Vergelijk Kundgabe met vertaling

Meer vertalingen:

Werken van naastenliefde - Zonder liefde - Onder dwang

Voor het algemene welzijn te zorgen moet aan diegenen worden overgelaten, aan wie een te beperkt arbeidsveld werd toegewezen voor de duur van het aardse leven. De Heer heeft wijselijk aan allen de taak opgelegd waartoe ze in staat zijn. En ieder heeft de mogelijkheid om voor het algehele welzijn werkzaam te zijn. Er blijft voor de een meer, voor de ander minder gelegenheid over om de lasten van de medemens op zijn schouders te nemen en hoe meer hij daar zijn best voor doet, op des te grotere zegen kan hij rekenen en des te meer zal in hem de kracht van de liefde worden gesterkt en de wil om lief te hebben gewekt.

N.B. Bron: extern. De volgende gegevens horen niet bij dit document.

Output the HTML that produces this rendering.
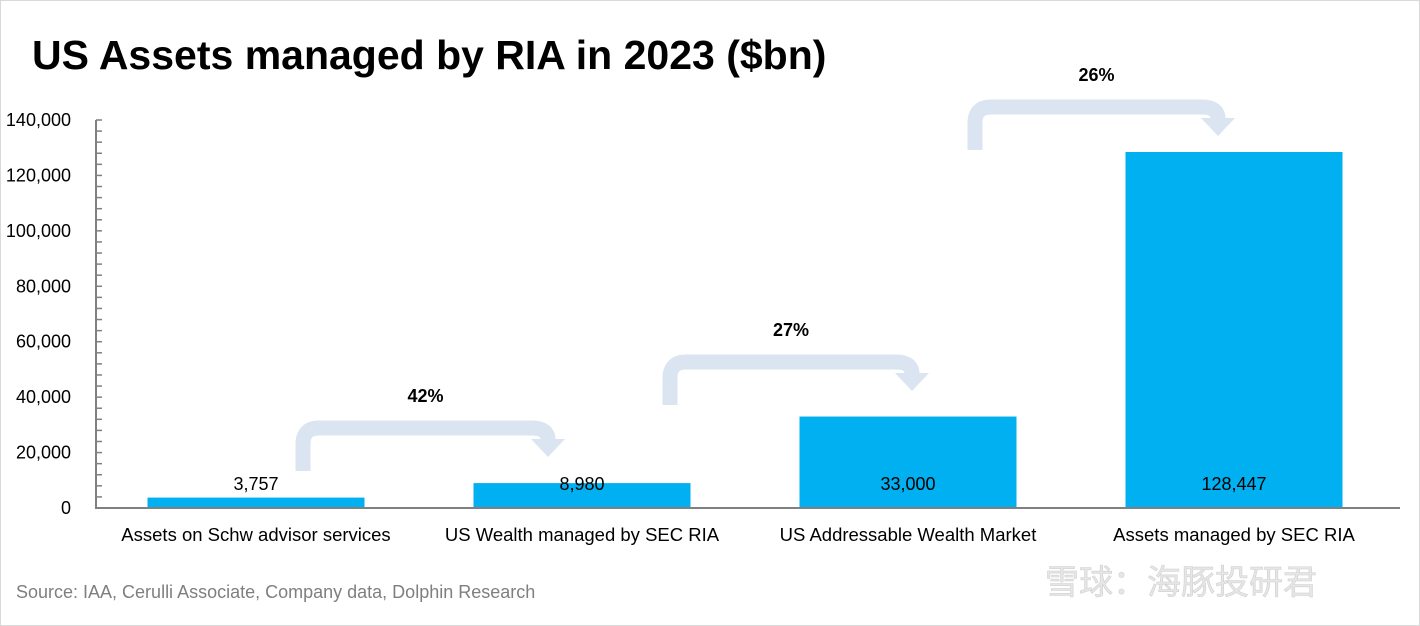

Alleen door te dienen zal de mens opwaarts kunnen klimmen: uitdelen in liefde aan de naaste wat hem zelf ter beschikking staat en zich voor de nood van de mensen inzetten, opdat deze gelenigd zal worden en opgeheven, echter steeds gedreven door de liefde tot de medemens. En dit zal rijke zegen tot gevolg hebben en de mens zal nooit gebrek hoeven te lijden wanneer hij steeds geeft van dat wat hij heeft. Hij moet ook nooit angstig overwegen of de gaven zijn bezit zouden kunnen verminderen. Wie veel geeft zal heel wat meer ontvangen, want de Heer deelt Zijn gaven eveneens ten volle uit aan diegene die uit liefde tot Hem ernaar streeft de nood van de medemens te lenigen. Want wat u voor de minste van Mijn broeders doet, dat heeft u voor Mij gedaan.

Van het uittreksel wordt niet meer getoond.